T-Mobile continues to aggressively build out VoLTE in an effort to free up older spectrum and refarm it for newer technologies. But the carrier is maintaining some older airwaves in the hopes of poaching some M2M customers being forced off of AT&T’s 2G network.
“Until you get voice and data on LTE, you can’t refarm spectrum dedicated to legacy technology,” T-Mobile CFO Braxton Carter said at an investor conference Thursday. Sixty percent of T-Mobile’s spectrum is being used for LTE, he said, and another 35 percent will be refarmed.
But that remaining 5 percent will stay in operation for M2M purposes, which often don’t require hefty data transmissions. And T-Mobile is targeting M2M users currently on AT&T’s 2G network, which will be shut down by the end of the year.
“We are committed to keeping a very thin layer of legacy GSM out there for our M2M (business),” Carter said. “And that’s a unique opportunity in targeting what’s happening at AT&T, where they’re shutting down all 2G and stranding a lot of M2M players.”

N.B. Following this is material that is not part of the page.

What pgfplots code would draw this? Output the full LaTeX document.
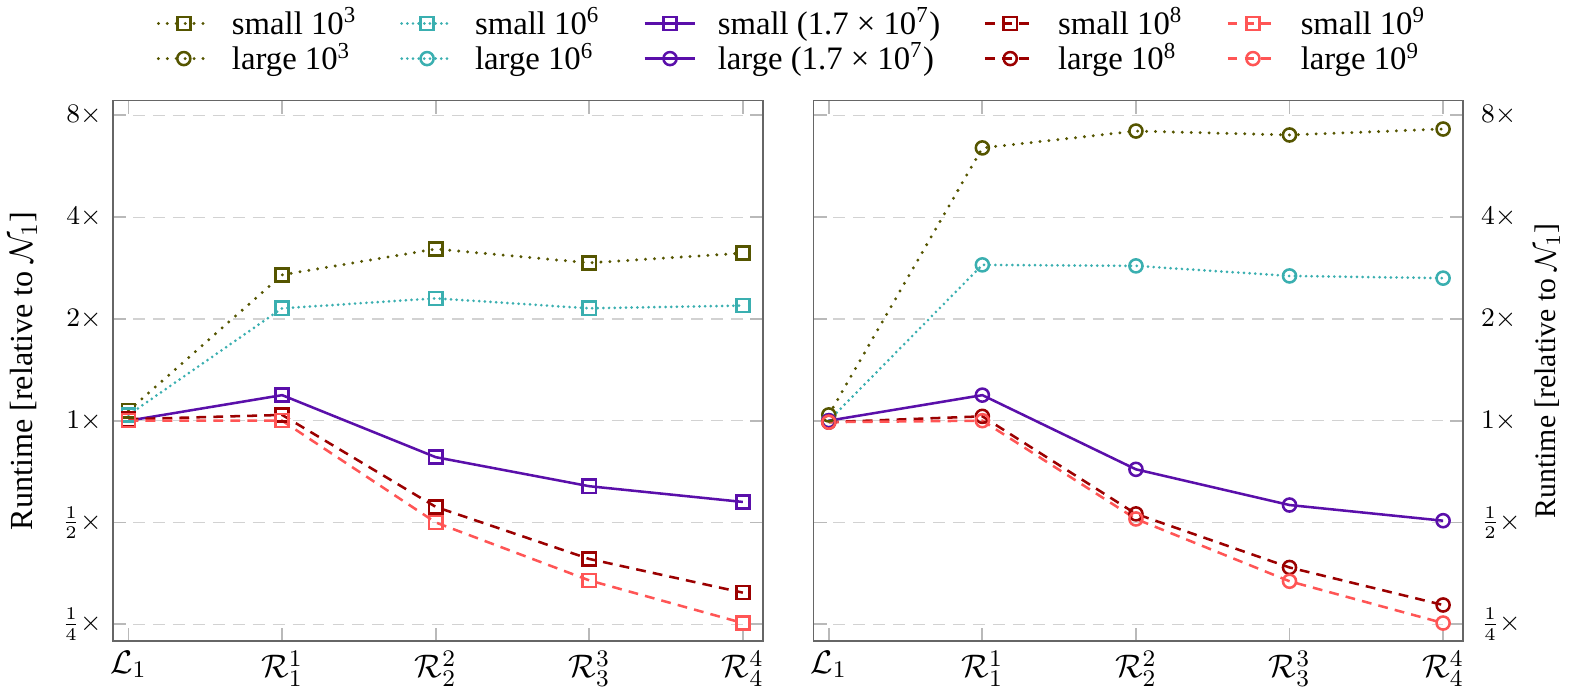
\documentclass[border=0pt]{standalone}
\usepackage{fontspec}
\setmainfont{Liberation Serif}
\usepackage{pgfplots}
\pgfplotsset{compat=1.18}
\definecolor{cOlive}{RGB}{85,85,0}
\definecolor{cTeal}{RGB}{58,175,176}
\definecolor{cPurple}{RGB}{90,15,170}
\definecolor{cDark}{RGB}{155,0,0}
\definecolor{cLight}{RGB}{255,85,85}
\tikzset{
  sOlive/.style={color=cOlive, line cap=round, dash pattern=on 0pt off 3pt, line width=1.1pt},
  sTeal/.style={color=cTeal, line cap=round, dash pattern=on 0pt off 1.9pt, line width=1pt},
  sPurple/.style={color=cPurple, solid, line width=0.85pt},
  sDark/.style={color=cDark, dash pattern=on 3.3pt off 2.4pt, line width=0.85pt},
  sLight/.style={color=cLight, dash pattern=on 3.3pt off 2.4pt, line width=0.85pt},
  mk/.style={mark size=2.2pt, mark options={solid, line width=0.85pt}},
}
\begin{document}
\begin{tikzpicture}
\begin{axis}[
    scale only axis, width=218.3pt, height=181.7pt,
    ymode=log, log basis y=2,
    xmin=-0.1, xmax=4.13,
    ymin=0.2226, ymax=8.85,
    xtick={0,1,2,3,4},
    xticklabels={$\mathcal{L}_1$,$\mathcal{R}_1^1$,$\mathcal{R}_2^2$,$\mathcal{R}_3^3$,$\mathcal{R}_4^4$},
    ytick={0.25,0.5,1,2,4,8},
    yticklabels={$\frac{1}{4}\times$,$\frac{1}{2}\times$,$1\times$,$2\times$,$4\times$,$8\times$},
    ymajorgrids, grid style={gray!35, dash pattern=on 4pt off 2.7pt},
    major tick length=4.4pt,
    tick style={gray!55, semithick},
    axis line style={black!60, semithick},
    yticklabel style={font=\fontsize{9}{10}\selectfont, xshift=-0.4pt},
    xticklabel style={font=\fontsize{11}{13}\selectfont, inner sep=1pt, yshift=-2pt},
    ylabel style={font=\fontsize{10.8}{13}\selectfont},
    ylabel shift=1.5pt,
    ylabel={Runtime [relative to $\mathcal{N}_1$]},
  legend columns=5,
  legend style={draw=none, fill=none, at={(1.045,1)}, anchor=south, yshift=6pt,
    font=\fontsize{11}{12}\selectfont, column sep=6.5pt, row sep=0pt,
    nodes={inner sep=0.6pt},
    /tikz/every even column/.append style={column sep=14pt}},
  legend cell align=left,
]
\addplot[sOlive, mk, mark=square] coordinates {(0,1.07) (1,2.70) (2,3.22) (3,2.93) (4,3.13)};
\addlegendentry{small 10\textsuperscript{3}}
\addplot[sTeal, mk, mark=square] coordinates {(0,1.04) (1,2.15) (2,2.30) (3,2.15) (4,2.19)};
\addlegendentry{small 10\textsuperscript{6}}
\addplot[sPurple, mk, mark=square] coordinates {(0,1.0) (1,1.19) (2,0.78) (3,0.64) (4,0.575)};
\addlegendentry{small (1.7 × 10\textsuperscript{7})}
\addplot[sDark, mk, mark=square] coordinates {(0,1.01) (1,1.04) (2,0.556) (3,0.39) (4,0.31)};
\addlegendentry{small 10\textsuperscript{8}}
\addplot[sLight, mk, mark=square] coordinates {(0,1.0) (1,1.0) (2,0.5) (3,0.337) (4,0.252)};
\addlegendentry{small 10\textsuperscript{9}}
\addlegendimage{sOlive, mk, mark=o}
\addlegendentry{large 10\textsuperscript{3}}
\addlegendimage{sTeal, mk, mark=o}
\addlegendentry{large 10\textsuperscript{6}}
\addlegendimage{sPurple, mk, mark=o}
\addlegendentry{large (1.7 × 10\textsuperscript{7})}
\addlegendimage{sDark, mk, mark=o}
\addlegendentry{large 10\textsuperscript{8}}
\addlegendimage{sLight, mk, mark=o}
\addlegendentry{large 10\textsuperscript{9}}
\end{axis}
\begin{axis}[xshift=235.3pt,
    scale only axis, width=218.3pt, height=181.7pt,
    ymode=log, log basis y=2,
    xmin=-0.1, xmax=4.13,
    ymin=0.2226, ymax=8.85,
    xtick={0,1,2,3,4},
    xticklabels={$\mathcal{L}_1$,$\mathcal{R}_1^1$,$\mathcal{R}_2^2$,$\mathcal{R}_3^3$,$\mathcal{R}_4^4$},
    ytick={0.25,0.5,1,2,4,8},
    yticklabels={$\frac{1}{4}\times$,$\frac{1}{2}\times$,$1\times$,$2\times$,$4\times$,$8\times$},
    ymajorgrids, grid style={gray!35, dash pattern=on 4pt off 2.7pt},
    major tick length=4.4pt,
    tick style={gray!55, semithick},
    axis line style={black!60, semithick},
    yticklabel style={font=\fontsize{9}{10}\selectfont, xshift=2.5pt},
    xticklabel style={font=\fontsize{11}{13}\selectfont, inner sep=1pt, yshift=-2pt},
    ylabel style={font=\fontsize{10.8}{13}\selectfont, rotate=180},
    ylabel shift=-2pt,
    ylabel={Runtime [relative to $\mathcal{N}_1$]},
    yticklabel pos=right, ylabel near ticks,
]
\addplot[sOlive, mk, mark=o] coordinates {(0,1.04) (1,6.41) (2,7.19) (3,7.0) (4,7.29)};
\addplot[sTeal, mk, mark=o] coordinates {(0,1.0) (1,2.89) (2,2.87) (3,2.68) (4,2.64)};
\addplot[sPurple, mk, mark=o] coordinates {(0,1.0) (1,1.19) (2,0.718) (3,0.563) (4,0.506)};
\addplot[sDark, mk, mark=o] coordinates {(0,0.99) (1,1.03) (2,0.53) (3,0.368) (4,0.285)};
\addplot[sLight, mk, mark=o] coordinates {(0,0.99) (1,1.0) (2,0.512) (3,0.335) (4,0.252)};
\end{axis}
\end{tikzpicture}
\end{document}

Roughly 6 million AT&T customers still use 2G, AT&T CFO John Stephens said two weeks ago. That’s about half as many as were on that network a year ago, and “most or virtually all of those” are on connected devices such as M2M gadgets. And the migration of those customers off the older network has paid dividends, he said.
“So what you’ve seen over the last year with these record margins has included the impact of reducing this 2G base,” Stephens said. “So we’ve been going through this for a full year or longer, and you’ve been witnessing it, you just may not have noticed our responses. And we’ve been putting up record margins and really great churn results.”

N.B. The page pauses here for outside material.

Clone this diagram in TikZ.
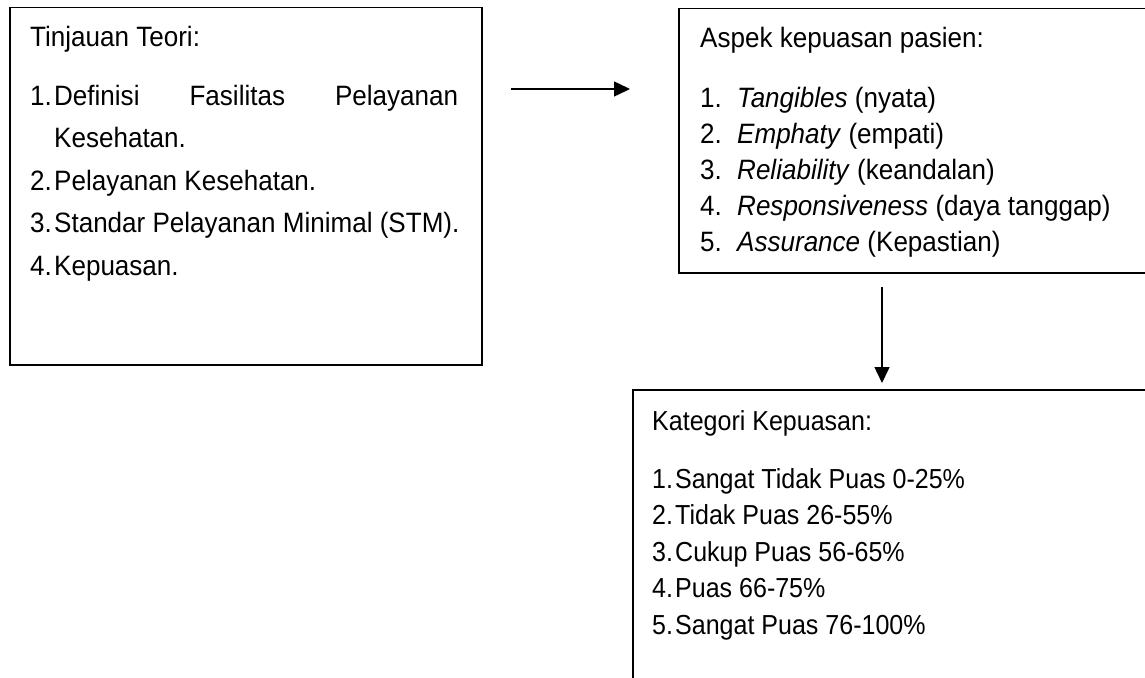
\documentclass[tikz,border=0pt]{standalone}
\usepackage{fontspec}
\setmainfont{Liberation Sans}
\newfontfamily\narrowA[FakeStretch=0.93]{Liberation Sans}
\newfontfamily\narrowB[FakeStretch=0.91]{Liberation Sans}
\usetikzlibrary{arrows.meta}
\tikzset{
  box/.style={draw=black, line width=1.5pt, rectangle, inner sep=0pt, anchor=north west},
  txtA/.style={anchor=base west, inner sep=0pt, font=\narrowA\fontsize{28}{32}\selectfont},
  txtB/.style={anchor=base west, inner sep=0pt, font=\narrowB\fontsize{27.5}{32}\selectfont},
  arr/.style={line width=1.5pt, -{Triangle[length=16pt,width=15pt]}}
}
\begin{document}
\begin{tikzpicture}[x=1pt,y=-1pt]
\useasboundingbox (0,0) rectangle (1145,677);
\fill[white] (0,0) rectangle (1145,677);
\clip (0,0) rectangle (1145,677);
% boxes
\node[box, minimum width=472pt, minimum height=357pt] (b1) at (9,7) {};
\node[box, minimum width=500pt, minimum height=264pt] (b2) at (678,8) {};
\node[box, minimum width=560pt, minimum height=330pt] (b3) at (632,389) {};
% box 1 text
\node[txtA] (b1h) at (30,47) {Tinjauan Teori:};
\node[txtA] (b1i1) at (30,105) {\makebox[24pt][l]{1.}\makebox[404pt]{Definisi\hfill Fasilitas\hfill Pelayanan}};
\node[txtA] (b1i1b) at (54,147) {Kesehatan.};
\node[txtA] (b1i2) at (30,190) {\makebox[24pt][l]{2.}Pelayanan Kesehatan.};
\node[txtA] (b1i3) at (30,232) {\makebox[24pt][l]{3.}Standar Pelayanan Minimal (STM).};
\node[txtA] (b1i4) at (30,275) {\makebox[24pt][l]{4.}Kepuasan.};
% box 2 text
\node[txtA] (b2h) at (700,48) {Aspek kepuasan pasien:};
\node[txtA] (b2i1) at (700,107) {\makebox[37pt][l]{1.}\textit{Tangibles} (nyata)};
\node[txtA] (b2i2) at (700,143) {\makebox[37pt][l]{2.}\textit{Emphaty} (empati)};
\node[txtA] (b2i3) at (700,179) {\makebox[37pt][l]{3.}\textit{Reliability} (keandalan)};
\node[txtA] (b2i4) at (700,215) {\makebox[37pt][l]{4.}\textit{Responsiveness} (daya tanggap)};
\node[txtA] (b2i5) at (700,251) {\makebox[37pt][l]{5.}\textit{Assurance} (Kepastian)};
% box 3 text
\node[txtB] (b3h) at (652,430) {Kategori Kepuasan:};
\node[txtB] (b3i1) at (652,488) {\makebox[23pt][l]{1.}Sangat Tidak Puas 0-25\%};
\node[txtB] (b3i2) at (652,524) {\makebox[23pt][l]{2.}Tidak Puas 26-55\%};
\node[txtB] (b3i3) at (652,561) {\makebox[23pt][l]{3.}Cukup Puas 56-65\%};
\node[txtB] (b3i4) at (652,597) {\makebox[23pt][l]{4.}Puas 66-75\%};
\node[txtB] (b3i5) at (652,634) {\makebox[23pt][l]{5.}Sangat Puas 76-100\%};
% arrows
\coordinate (a1s) at (511,89);
\coordinate (a1e) at (630,89);
\coordinate (a2s) at (882,287);
\coordinate (a2e) at (882,383);
\draw[arr] (a1s) -- (a1e);
\draw[arr] (a2s) -- (a2e);
\end{tikzpicture}
\end{document}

Indeed, Carter spent much of Thursday’s presentation arguing that T-Mobile’s strategies often differ markedly from those of its competitors. For instance, nearly every major carrier rushed to leverage the recent launch of the iPhone 7 with promotions that allowed users to trade in an iPhone that had been paid off to receive the newer model free.
Unlike its rivals, though, T-Mobile opted to hold on to those trade-ins rather than selling them to a third party for resale elsewhere. The carrier was well positioned to do so, Carter said, because it has a lower percentage of iPhone customers among its base than other major U.S. carriers.
“We don’t sell them on the third party market,” Carter explained “We deploy them organically within our ecosystem for the highest value creation -- be it warranty exchanges, be it insurance claim-fulfillments, be it to sell certified refurbished product in certain of our channels -- where you can realize much more than the standard trade-in value on that handset.”